> **WHAT THIS TASK INVOLVES**
Quote the listing in full, exactly as given, minus any pictures.

> **INFORMATION PROVIDED**
++++++

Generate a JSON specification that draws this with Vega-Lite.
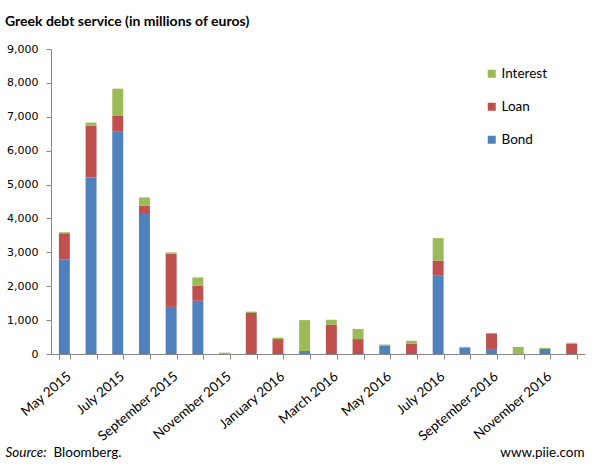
{
  "$schema": "https://vega.github.io/schema/vega-lite/v6.json",
  "width": 534,
  "height": 305,
  "autosize": {"type": "none"},
  "padding": {"left": 51, "top": 49, "right": 15, "bottom": 119},
  "background": "white",
  "title": {"text": "Greek debt service (in millions of euros)", "anchor": "start", "frame": "bounds", "font": "Lato", "fontSize": 14, "fontWeight": "bold", "color": "black", "offset": 14},
  "config": {"view": {"stroke": null}, "font": "Lato"},
  "layer": [
    {
      "data": {"values": [
        {"month": "May 2015", "type": "Bond", "value": 2790},
        {"month": "May 2015", "type": "Loan", "value": 770},
        {"month": "May 2015", "type": "Interest", "value": 30},
        {"month": "June 2015", "type": "Bond", "value": 5210},
        {"month": "June 2015", "type": "Loan", "value": 1530},
        {"month": "June 2015", "type": "Interest", "value": 90},
        {"month": "July 2015", "type": "Bond", "value": 6570},
        {"month": "July 2015", "type": "Loan", "value": 470},
        {"month": "July 2015", "type": "Interest", "value": 790},
        {"month": "August 2015", "type": "Bond", "value": 4160},
        {"month": "August 2015", "type": "Loan", "value": 220},
        {"month": "August 2015", "type": "Interest", "value": 240},
        {"month": "September 2015", "type": "Bond", "value": 1390},
        {"month": "September 2015", "type": "Loan", "value": 1570},
        {"month": "September 2015", "type": "Interest", "value": 40},
        {"month": "October 2015", "type": "Bond", "value": 1570},
        {"month": "October 2015", "type": "Loan", "value": 450},
        {"month": "October 2015", "type": "Interest", "value": 240},
        {"month": "November 2015", "type": "Interest", "value": 40},
        {"month": "December 2015", "type": "Loan", "value": 1210},
        {"month": "December 2015", "type": "Interest", "value": 40},
        {"month": "January 2016", "type": "Loan", "value": 440},
        {"month": "January 2016", "type": "Interest", "value": 40},
        {"month": "February 2016", "type": "Bond", "value": 90},
        {"month": "February 2016", "type": "Interest", "value": 910},
        {"month": "March 2016", "type": "Loan", "value": 860},
        {"month": "March 2016", "type": "Interest", "value": 150},
        {"month": "April 2016", "type": "Loan", "value": 440},
        {"month": "April 2016", "type": "Interest", "value": 300},
        {"month": "May 2016", "type": "Bond", "value": 240},
        {"month": "May 2016", "type": "Interest", "value": 40},
        {"month": "June 2016", "type": "Loan", "value": 300},
        {"month": "June 2016", "type": "Interest", "value": 90},
        {"month": "July 2016", "type": "Bond", "value": 2310},
        {"month": "July 2016", "type": "Loan", "value": 440},
        {"month": "July 2016", "type": "Interest", "value": 670},
        {"month": "August 2016", "type": "Bond", "value": 180},
        {"month": "August 2016", "type": "Interest", "value": 30},
        {"month": "September 2016", "type": "Bond", "value": 150},
        {"month": "September 2016", "type": "Loan", "value": 440},
        {"month": "September 2016", "type": "Interest", "value": 30},
        {"month": "October 2016", "type": "Interest", "value": 210},
        {"month": "November 2016", "type": "Bond", "value": 150},
        {"month": "November 2016", "type": "Interest", "value": 30},
        {"month": "December 2016", "type": "Loan", "value": 300},
        {"month": "December 2016", "type": "Interest", "value": 30}
      ]},
      "transform": [{"calculate": "indexof(['Bond','Loan','Interest'], datum.type)", "as": "ord"}],
      "mark": {"type": "bar"},
      "encoding": {
        "x": {
          "field": "month", "type": "ordinal",
          "sort": ["May 2015","June 2015","July 2015","August 2015","September 2015","October 2015","November 2015","December 2015","January 2016","February 2016","March 2016","April 2016","May 2016","June 2016","July 2016","August 2016","September 2016","October 2016","November 2016","December 2016"],
          "scale": {"paddingInner": 0.59, "paddingOuter": 0.295},
          "axis": {
            "title": "Source:", "titleFontStyle": "italic", "titleFont": "Lato", "titleFontSize": 13.5, "titleFontWeight": "normal", "titleColor": "black",
            "titleX": -46, "titleY": 102, "titleAlign": "left", "titleBaseline": "alphabetic", "titleAnchor": null,
            "labelAngle": -40, "labelAlign": "right", "labelBaseline": "top", "labelFont": "Lato", "labelFontSize": 13.5, "labelColor": "black", "labelPadding": 10,
            "labelOverlap": false,
            "labelExpr": "test(/^(May|July|September|November|January|March)/, datum.value) ? datum.value : ''",
            "tickBand": "extent", "tickColor": "#868686", "tickSize": 5, "domainColor": "#868686", "grid": false
          }
        },
        "y": {
          "field": "value", "type": "quantitative", "stack": "zero",
          "scale": {"domain": [0, 9000]},
          "axis": {
            "title": "Bloomberg.", "titleAngle": 0, "titleX": 2, "titleY": 407, "titleAlign": "left", "titleBaseline": "alphabetic",
            "titleFont": "Lato", "titleFontSize": 13.5, "titleFontWeight": "normal", "titleColor": "black",
            "values": [0,1000,2000,3000,4000,5000,6000,7000,8000,9000], "format": ",d",
            "labelFont": "DejaVu Sans", "labelFontSize": 11, "labelColor": "black", "labelPadding": 8,
            "tickColor": "#868686", "tickSize": 5, "domainColor": "#868686", "grid": false
          }
        },
        "color": {
          "field": "type", "type": "nominal",
          "scale": {"domain": ["Interest","Loan","Bond"], "range": ["#9BBB59","#C0504D","#4F81BD"]},
          "legend": {"orient": "none", "legendX": 434, "legendY": 18, "title": null, "symbolType": "square", "symbolSize": 64, "symbolStrokeWidth": 0, "labelFont": "Lato", "labelFontSize": 13.5, "labelColor": "black", "rowPadding": 18, "labelOffset": 3}
        },
        "order": {"field": "ord", "type": "quantitative"}
      }
    },
    {
      "data": {"values": [{"v": 0}]},
      "mark": {"type": "rule", "opacity": 0},
      "encoding": {
        "y": {
          "field": "v", "type": "quantitative", "scale": {"domain": [0, 9000]},
          "axis": {
            "title": "www.piie.com", "titleAngle": 0, "titleX": -1, "titleY": 407, "titleAlign": "right", "titleBaseline": "alphabetic",
            "titleFont": "Lato", "titleFontSize": 13.5, "titleFontWeight": "normal", "titleColor": "black",
            "labels": false, "ticks": false, "domain": false, "grid": false
          }
        }
      }
    }
  ],
  "resolve": {"scale": {"y": "independent"}}
}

++++++

> **THE RESULT**
Generate a JSON specification that draws this with Vega-Lite.
{
  "$schema": "https://vega.github.io/schema/vega-lite/v6.json",
  "width": 534,
  "height": 305,
  "autosize": {"type": "none"},
  "padding": {"left": 51, "top": 49, "right": 15, "bottom": 119},
  "background": "white",
  "title": {"text": "Greek debt service (in millions of euros)", "anchor": "start", "frame": "bounds", "font": "Lato", "fontSize": 14, "fontWeight": "bold", "color": "black", "offset": 14},
  "config": {"view": {"stroke": null}, "font": "Lato"},
  "layer": [
    {
      "data": {"values": [
        {"month": "May 2015", "type": "Bond", "value": 2790},
        {"month": "May 2015", "type": "Loan", "value": 770},
        {"month": "May 2015", "type": "Interest", "value": 30},
        {"month": "June 2015", "type": "Bond", "value": 5210},
        {"month": "June 2015", "type": "Loan", "value": 1530},
        {"month": "June 2015", "type": "Interest", "value": 90},
        {"month": "July 2015", "type": "Bond", "value": 6570},
        {"month": "July 2015", "type": "Loan", "value": 470},
        {"month": "July 2015", "type": "Interest", "value": 790},
        {"month": "August 2015", "type": "Bond", "value": 4160},
        {"month": "August 2015", "type": "Loan", "value": 220},
        {"month": "August 2015", "type": "Interest", "value": 240},
        {"month": "September 2015", "type": "Bond", "value": 1390},
        {"month": "September 2015", "type": "Loan", "value": 1570},
        {"month": "September 2015", "type": "Interest", "value": 40},
        {"month": "October 2015", "type": "Bond", "value": 1570},
        {"month": "October 2015", "type": "Loan", "value": 450},
        {"month": "October 2015", "type": "Interest", "value": 240},
        {"month": "November 2015", "type": "Interest", "value": 40},
        {"month": "December 2015", "type": "Loan", "value": 1210},
        {"month": "December 2015", "type": "Interest", "value": 40},
        {"month": "January 2016", "type": "Loan", "value": 440},
        {"month": "January 2016", "type": "Interest", "value": 40},
        {"month": "February 2016", "type": "Bond", "value": 90},
        {"month": "February 2016", "type": "Interest", "value": 910},
        {"month": "March 2016", "type": "Loan", "value": 860},
        {"month": "March 2016", "type": "Interest", "value": 150},
        {"month": "April 2016", "type": "Loan", "value": 440},
        {"month": "April 2016", "type": "Interest", "value": 300},
        {"month": "May 2016", "type": "Bond", "value": 240},
        {"month": "May 2016", "type": "Interest", "value": 40},
        {"month": "June 2016", "type": "Loan", "value": 300},
        {"month": "June 2016", "type": "Interest", "value": 90},
        {"month": "July 2016", "type": "Bond", "value": 2310},
        {"month": "July 2016", "type": "Loan", "value": 440},
        {"month": "July 2016", "type": "Interest", "value": 670},
        {"month": "August 2016", "type": "Bond", "value": 180},
        {"month": "August 2016", "type": "Interest", "value": 30},
        {"month": "September 2016", "type": "Bond", "value": 150},
        {"month": "September 2016", "type": "Loan", "value": 440},
        {"month": "September 2016", "type": "Interest", "value": 30},
        {"month": "October 2016", "type": "Interest", "value": 210},
        {"month": "November 2016", "type": "Bond", "value": 150},
        {"month": "November 2016", "type": "Interest", "value": 30},
        {"month": "December 2016", "type": "Loan", "value": 300},
        {"month": "December 2016", "type": "Interest", "value": 30}
      ]},
      "transform": [{"calculate": "indexof(['Bond','Loan','Interest'], datum.type)", "as": "ord"}],
      "mark": {"type": "bar"},
      "encoding": {
        "x": {
          "field": "month", "type": "ordinal",
          "sort": ["May 2015","June 2015","July 2015","August 2015","September 2015","October 2015","November 2015","December 2015","January 2016","February 2016","March 2016","April 2016","May 2016","June 2016","July 2016","August 2016","September 2016","October 2016","November 2016","December 2016"],
          "scale": {"paddingInner": 0.59, "paddingOuter": 0.295},
          "axis": {
            "title": "Source:", "titleFontStyle": "italic", "titleFont": "Lato", "titleFontSize": 13.5, "titleFontWeight": "normal", "titleColor": "black",
            "titleX": -46, "titleY": 102, "titleAlign": "left", "titleBaseline": "alphabetic", "titleAnchor": null,
            "labelAngle": -40, "labelAlign": "right", "labelBaseline": "top", "labelFont": "Lato", "labelFontSize": 13.5, "labelColor": "black", "labelPadding": 10,
            "labelOverlap": false,
            "labelExpr": "test(/^(May|July|September|November|January|March)/, datum.value) ? datum.value : ''",
            "tickBand": "extent", "tickColor": "#868686", "tickSize": 5, "domainColor": "#868686", "grid": false
          }
        },
        "y": {
          "field": "value", "type": "quantitative", "stack": "zero",
          "scale": {"domain": [0, 9000]},
          "axis": {
            "title": "Bloomberg.", "titleAngle": 0, "titleX": 2, "titleY": 407, "titleAlign": "left", "titleBaseline": "alphabetic",
            "titleFont": "Lato", "titleFontSize": 13.5, "titleFontWeight": "normal", "titleColor": "black",
            "values": [0,1000,2000,3000,4000,5000,6000,7000,8000,9000], "format": ",d",
            "labelFont": "DejaVu Sans", "labelFontSize": 11, "labelColor": "black", "labelPadding": 8,
            "tickColor": "#868686", "tickSize": 5, "domainColor": "#868686", "grid": false
          }
        },
        "color": {
          "field": "type", "type": "nominal",
          "scale": {"domain": ["Interest","Loan","Bond"], "range": ["#9BBB59","#C0504D","#4F81BD"]},
          "legend": {"orient": "none", "legendX": 434, "legendY": 18, "title": null, "symbolType": "square", "symbolSize": 64, "symbolStrokeWidth": 0, "labelFont": "Lato", "labelFontSize": 13.5, "labelColor": "black", "rowPadding": 18, "labelOffset": 3}
        },
        "order": {"field": "ord", "type": "quantitative"}
      }
    },
    {
      "data": {"values": [{"v": 0}]},
      "mark": {"type": "rule", "opacity": 0},
      "encoding": {
        "y": {
          "field": "v", "type": "quantitative", "scale": {"domain": [0, 9000]},
          "axis": {
            "title": "www.piie.com", "titleAngle": 0, "titleX": -1, "titleY": 407, "titleAlign": "right", "titleBaseline": "alphabetic",
            "titleFont": "Lato", "titleFontSize": 13.5, "titleFontWeight": "normal", "titleColor": "black",
            "labels": false, "ticks": false, "domain": false, "grid": false
          }
        }
      }
    }
  ],
  "resolve": {"scale": {"y": "independent"}}
}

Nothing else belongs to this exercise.